Independent filmmakers often feel the pressure to produce constantly — to keep a social media presence active, to have a new project announced before the last one is finished, to perform productivity in public. The Heat 2 production timeline is a quiet argument against that anxiety. The right project, developed with genuine rigor and cast with intention, is worth waiting for. It is worth doing the work.

There are also specific craft lessons worth extracting from what we know about the production's approach. Mann reportedly developed detailed character backstories for DiCaprio's and Bale's roles that extend well beyond what appears on screen — a technique that serious actors and directors use to create behavioral consistency across a film's runtime.
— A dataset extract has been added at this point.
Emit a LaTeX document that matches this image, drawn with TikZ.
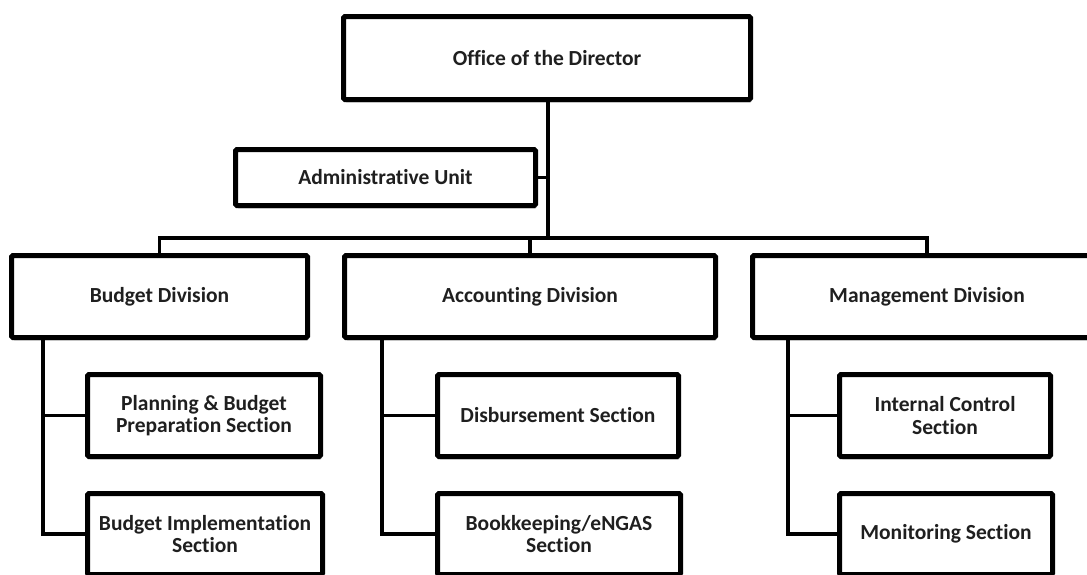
\documentclass[tikz,border=0pt]{standalone}
\usepackage{fontspec}
\setmainfont{Carlito}[Ligatures={NoCommon}]
\usetikzlibrary{shadows}
\begin{document}
\begin{tikzpicture}[x=1pt,y=-1pt,
  box/.style={draw=black, line width=5pt, fill=white, rounded corners=1.5pt,
    inner sep=0pt, align=center, text=black!88,
    font=\fontsize{21.5}{22.5}\selectfont\bfseries,
    drop shadow={shadow xshift=1.5pt, shadow yshift=-3pt, fill=black, opacity=0.18}},
  conn/.style={draw=black, line width=3.5pt, line cap=rect}]
\useasboundingbox (0,0) rectangle (1087,574);
\clip (0,0) rectangle (1087,574);
\fill[white] (0,0) rectangle (1087,574);
\coordinate (bus) at (0,238);
\coordinate (bv) at (43,0);
\coordinate (av) at (382,0);
\coordinate (mv) at (788,0);
\coordinate (dv) at (548,0);
% boxes
\node[box, minimum width=407, minimum height=83] (dir) at (547,58) {Office of the Director};
\node[box, minimum width=300, minimum height=56] (admin) at (385.5,177.5) {Administrative Unit};
\node[box, minimum width=296, minimum height=82] (bud) at (159.5,296.5) {Budget Division};
\node[box, minimum width=371, minimum height=82] (acc) at (530,296.5) {Accounting Division};
\node[box, minimum width=349, minimum height=82] (man) at (927,296.5) {Management Division};
\node[box, minimum width=233, minimum height=82] (plan) at (204,415.5) {Planning \& Budget\\Preparation Section};
\node[box, minimum width=235, minimum height=81] (impl) at (205,534) {Budget Implementation\\Section};
\node[box, minimum width=241, minimum height=82] (disb) at (558,415.5) {Disbursement Section};
\node[box, minimum width=243, minimum height=81] (book) at (559,534) {Bookkeeping/eNGAS\\Section};
\node[box, minimum width=211, minimum height=82] (ic) at (945,415.5) {Internal Control\\Section};
\node[box, minimum width=213, minimum height=81] (mon) at (946,534) {Monitoring Section};
% connectors
\draw[conn] (dir.south -| dv) -- (dv |- bus);
\draw[conn] (admin.east) -- (admin.east -| dv);
\draw[conn] (bud.north) -- (bud.north |- bus) -- (man.north |- bus) -- (man.north);
\draw[conn] (acc.north) -- (acc.north |- bus);
\draw[conn] (bud.south -| bv) -- (impl.west -| bv) -- (impl.west);
\draw[conn] (plan.west -| bv) -- (plan.west);
\draw[conn] (acc.south -| av) -- (book.west -| av) -- (book.west);
\draw[conn] (disb.west -| av) -- (disb.west);
\draw[conn] (man.south -| mv) -- (mon.west -| mv) -- (mon.west);
\draw[conn] (ic.west -| mv) -- (ic.west);
\end{tikzpicture}
\end{document}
That is not a studio luxury. That is a discipline, and it costs nothing but time and commitment. Any filmmaker working with a $30,000 budget can run character workshops with their cast before principal photography begins.

The business dimension matters too. The fact that a sequel of this scale is moving forward in 2026 — when studio appetite for original IP has been uneven and franchise fatigue is a genuine critical conversation — tells us something about how projects with genuine artistic credibility continue to find their financing and their audience. Crime cinema, when it is executed with craft and specificity rather than formula, remains one of the most durable genres in the theatrical experience. That is useful information for independent filmmakers developing their own crime or thriller projects and thinking about where those films fit in the current market.

As someone who has spent years tracking the intersection of craft and commerce in this industry, I find Heat 2 genuinely exciting — not just as a film I want to see, but as a case study in how ambitious, serious cinema gets made and positioned in a complicated marketplace. November 2026 cannot arrive fast enough. Watch this production closely. There will be lessons in every frame.